We’ve previously covered Lord Phillips’ Alexander lecture in April, on the Human Rights Act 1998, s 3 and the development of statutory interpretation.

Afua Hirsch interpreted Lords Phillips’ speech as a signal that human rights would always have to be respected, regardless of what happened to the Human Rights Act: “Parliament may be supreme in the UK, but it is unthinkable now that it could act contrary to the well-established principles of international rights.”

A decisive Conservative victory in the recent General Election might have tested if this was in fact the case. The Conservative Party’s election manifesto was openly hostile to the existence of the Act: “To protect our freedoms from state encroachment and encourage greater social responsibility, we will replace the Human Rights Act with a UK Bill of Rights.”

Even more tellingly, speaking in February 2010, David Cameron argued against judicial restraint of the executive:

“It’s your life that’s affected by political decisions and the people who make those decisions should answer to you – that’s why we need accountability . . . And it’s why we will abolish the Human Rights Act and introduce a new Bill of Rights, so that Britain’s laws can no longer be decided by unaccountable judges.”

(And readers may also be interested to note that abolishing the 1998 Act was pledge 3 of his 10 key pledges for readers of The Sun).

But with the forming of the new Lib-Con coalition at Westminister there is now some debate about the future of the Human Rights Act.

Writing in The Guardian, Human Rights Watch’s Clive Baldwin has set out five “critical” areas of human rights that need to be addressed by the new Government – including the future of the 1998 Act. And today, Alex Bailin QC asks “What now for the Human Rights Act?“, arguing that “there can be no dilution of or disguised derogation from the European convention without formally pulling out of the council of Europe.”

However, even before the election there was more subtlety in the Conservative position than might have been apparent. Dominic Grieve, speaking then as the shadow Attorney General suggested that the Conservatives’ HRA-replacing Bill of Rights:  “would also provide us with an opportunity to engage in a national debate as to what aspects of our legal and constitutional framework constitute core values in the area of civil liberties that could merit better protection than the Human Rights Act itself currently affords.” Furthermore, in April he spoke about “Human Rights Act plus” at The Times/Matrix debate on whether the 1998 Act should be replaced by a Bill of Rights.

However, there are signs that any changes to the status quo might be kicked into the long grass. New Justice Secretary Ken Clarke has already said that Bill of Rights “not a high priority” and at the Liberal Democrat special conference in Birmingham on 16 May, where the Party resoundingly endorsed the coalition arrangement, new minister of state in the Justice Department, Lord McNally, pledged to resign if the Human Rights Act was repealed.
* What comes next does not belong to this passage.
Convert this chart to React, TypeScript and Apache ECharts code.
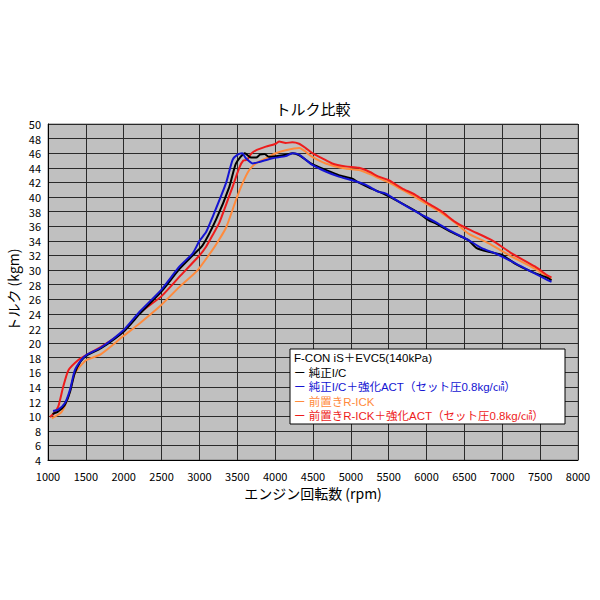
import React, { useEffect, useRef } from "react";
import * as echarts from "echarts";

const chartTitle = "トルク比較";
const xTitle = "エンジン回転数 (rpm)";
const yTitle = "トルク (kgm)";
const legendTitle = "F-CON iS＋EVC5(140kPa)";
const seriesNames = [
  "純正I/C",
  "純正I/C＋強化ACT（セット圧0.8kg/㎠）",
  "前置きR-ICK",
  "前置きR-ICK＋強化ACT（セット圧0.8kg/㎠）",
];
const seriesColors = ["#000000", "#1414d2", "#ff8a3c", "#ee1c1c"];

const blackRpm = [1060, 1130, 1220, 1290, 1350, 1430, 1510, 1700, 2000, 2210, 2500, 2740, 2910, 3043, 3219, 3395, 3483, 3600, 3680, 3750, 3800, 3860, 3920, 4010, 4140, 4230, 4320, 4490, 4670, 4840, 5020, 5100, 5240, 5460, 5680, 5900, 6030, 6120, 6290, 6450, 6553, 6662, 6816, 6991, 7167, 7386, 7605, 7650];
const blackTorque = [10.3, 10.6, 11.5, 13.3, 15.8, 17.5, 18.3, 19.3, 21.6, 24.0, 27.1, 30.2, 32.0, 33.4, 36.9, 41.4, 44.6, 46.0, 45.4, 45.4, 45.8, 45.9, 45.5, 45.6, 45.8, 46.0, 45.7, 44.5, 43.7, 43.0, 42.5, 42.0, 41.3, 40.3, 39.1, 37.8, 36.8, 36.4, 35.4, 34.6, 34.1, 33.0, 32.5, 32.1, 30.9, 29.8, 28.9, 28.6];

const blueRpm = [1066, 1135, 1224, 1290, 1355, 1440, 1510, 1700, 2000, 2210, 2496, 2737, 2912, 3000, 3088, 3175, 3351, 3438, 3504, 3565, 3614, 3702, 3790, 3965, 4140, 4228, 4316, 4491, 4667, 4842, 5017, 5193, 5368, 5456, 5675, 5895, 6114, 6290, 6553, 6728, 6904, 7123, 7342, 7605, 7650];
const blueTorque = [10.7, 10.9, 11.8, 13.6, 16.3, 17.7, 18.4, 19.4, 21.8, 24.3, 27.3, 30.5, 32.3, 34.0, 35.2, 37.3, 41.9, 45.1, 45.8, 46.0, 45.3, 44.6, 44.8, 45.3, 45.6, 46.0, 45.8, 44.4, 43.5, 42.8, 42.3, 41.7, 40.7, 40.5, 39.1, 37.8, 36.6, 35.5, 34.1, 33.0, 32.3, 31.2, 30.0, 28.6, 28.4];

const orangeRpm = [1050, 1180, 1270, 1355, 1465, 1510, 1700, 2000, 2210, 2474, 2737, 2978, 3175, 3220, 3351, 3483, 3570, 3658, 3746, 3877, 4009, 4140, 4316, 4491, 4667, 4930, 5105, 5236, 5368, 5500, 5675, 5851, 6026, 6202, 6377, 6553, 6816, 7079, 7430, 7605, 7650];
const orangeTorque = [9.7, 10.6, 12.7, 15.9, 17.3, 17.7, 18.5, 21.0, 22.7, 25.0, 27.7, 30.0, 32.8, 33.5, 35.8, 39.6, 41.9, 43.7, 44.6, 45.3, 46.0, 46.4, 46.7, 45.5, 44.6, 43.9, 43.7, 43.2, 42.6, 42.0, 41.0, 40.0, 38.9, 37.8, 36.5, 35.0, 33.7, 32.1, 30.2, 29.0, 28.8];

const redRpm = [1026, 1080, 1135, 1200, 1270, 1400, 1510, 1700, 2000, 2210, 2496, 2737, 3000, 3088, 3175, 3263, 3350, 3438, 3526, 3580, 3630, 3680, 3746, 3877, 4009, 4053, 4140, 4228, 4316, 4404, 4491, 4623, 4754, 4930, 5105, 5236, 5368, 5500, 5675, 5851, 6026, 6202, 6377, 6553, 6860, 7123, 7430, 7605, 7650];
const redTorque = [9.9, 10.4, 11.3, 14.0, 16.3, 17.7, 18.4, 19.5, 21.6, 24.1, 26.4, 29.1, 32.0, 33.2, 34.8, 36.5, 38.9, 41.4, 44.0, 45.0, 45.1, 45.9, 46.4, 46.9, 47.3, 47.6, 47.4, 47.5, 47.3, 46.7, 46.0, 45.3, 44.6, 44.2, 44.0, 43.5, 42.8, 42.3, 41.2, 40.3, 39.1, 38.0, 36.6, 35.6, 34.1, 32.3, 30.5, 29.2, 29.0];

const xMin = 1000;
const xMax = 8000;
const xStep = 500;
const yMin = 4;
const yMax = 50;
const yStep = 2;

const pair = (xs: number[], ys: number[]) => xs.map((x, i) => [x, ys[i]]);

export default function App() {
  const ref = useRef<HTMLDivElement>(null);
  useEffect(() => {
    if (!ref.current) return;
    const chart = echarts.init(ref.current, undefined, { renderer: "svg" });
    const font = "'Noto Sans CJK JP', 'DejaVu Sans', sans-serif";
    const legendFont = "'Liberation Sans', 'Noto Sans CJK JP', sans-serif";
    const datasets = [
      pair(blackRpm, blackTorque),
      pair(blueRpm, blueTorque),
      pair(orangeRpm, orangeTorque),
      pair(redRpm, redTorque),
    ];
    const order = [2, 3, 0, 1];
    const legendX = 290;
    const legendY = 349;
    const lineH = 14.5;
    chart.setOption({
      animation: false,
      backgroundColor: "#ffffff",
      grid: {
        left: 48,
        right: 22,
        top: 124,
        bottom: 140,
        show: true,
        backgroundColor: "#c0c0c0",
        borderColor: "#808080",
        borderWidth: 1,
      },
      xAxis: {
        type: "value",
        min: xMin,
        max: xMax,
        interval: xStep,
        axisLine: { show: true, lineStyle: { color: "#000", width: 1 } },
        axisTick: { show: false },
        axisLabel: {
          color: "#000",
          fontSize: 11,
          fontFamily: font,
          margin: 10,
          formatter: (v: number) => String(v),
        },
        splitLine: { show: true, lineStyle: { color: "#2a2a2a", width: 1 } },
      },
      yAxis: {
        type: "value",
        min: yMin,
        max: yMax,
        interval: yStep,
        axisLine: { show: true, lineStyle: { color: "#000", width: 1 } },
        axisTick: { show: false },
        axisLabel: { color: "#000", fontSize: 11, fontFamily: font, margin: 7 },
        splitLine: { show: true, lineStyle: { color: "#2a2a2a", width: 1 } },
      },
      series: order.map((i) => ({
        type: "line",
        name: seriesNames[i],
        data: datasets[i],
        showSymbol: false,
        symbol: "none",
        smooth: 0.2,
        lineStyle: { color: seriesColors[i], width: 2 },
        itemStyle: { color: seriesColors[i] },
        z: 3,
      })),
      graphic: [
        {
          type: "text",
          x: 313,
          y: 108,
          style: {
            text: chartTitle,
            fontSize: 15,
            fontFamily: font,
            fill: "#000",
            align: "center",
            verticalAlign: "middle",
          },
        },
        {
          type: "text",
          x: 313,
          y: 493,
          style: {
            text: xTitle,
            fontSize: 14,
            fontFamily: font,
            fill: "#000",
            align: "center",
            verticalAlign: "middle",
          },
        },
        {
          type: "text",
          x: 13,
          y: 290,
          rotation: Math.PI / 2,
          style: {
            text: yTitle,
            fontSize: 14,
            fontFamily: font,
            fill: "#000",
            align: "center",
            verticalAlign: "middle",
          },
        },
        {
          type: "rect",
          shape: { x: legendX, y: legendY, width: 275, height: 75 },
          style: { fill: "#ffffff", stroke: "#000", lineWidth: 1 },
          z: 10,
        },
        {
          type: "text",
          x: legendX + 4,
          y: legendY + 9,
          z: 11,
          style: {
            text: legendTitle,
            fontSize: 11.5,
            lineHeight: 12,
            fontFamily: legendFont,
            fill: "#000",
            verticalAlign: "middle",
          },
        },
        ...seriesNames.map((name, i) => ({
          type: "text",
          x: legendX + 4,
          y: legendY + 9 + lineH * (i + 1),
          z: 11,
          style: {
            text: "ー " + name,
            fontSize: 11.5,
            lineHeight: 12,
            fontFamily: legendFont,
            fill: seriesColors[i],
            verticalAlign: "middle",
          },
        })),
      ],
    });
    return () => chart.dispose();
  }, []);
  return (
    <div
      ref={ref}
      style={{ position: "absolute", left: 0, top: 0, width: 600, height: 600 }}
    />
  );
}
Nick Clegg, the Lib Dem deputy prime minister, has said that any Government would tamper with the HRA “at its peril”.

Adam Wagner, over at the UK Human Rights Blog, notes that the coalition Government is to announce a “commission” to look into the 1998 Act. This is to be part of a series of civil liberties reforms announced by the Government, and Wagner outlines several possible outcomes of the review, suggesting “Human Rights Act plus” as the most likely. He defines this, as attempts to “recalibrate the rights and responsibilities set out in the current Act”.

Update: Home Secretary Theresa May has confirmed that the coalition Government is reconsidering the Conservative manifesto pledge to scrap the 1998 Act.

Update II: The full Coalition deal, now published, states:

“We will establish a Commission to investigate the creation of a British Bill of Rights that incorporates and builds on all our obligations under the European Convention on Human Rights, ensures that these rights continue to be enshrined in British law, and protects and extends British liberties. We will seek to promote a better understanding of the true scope of these obligations and liberties.”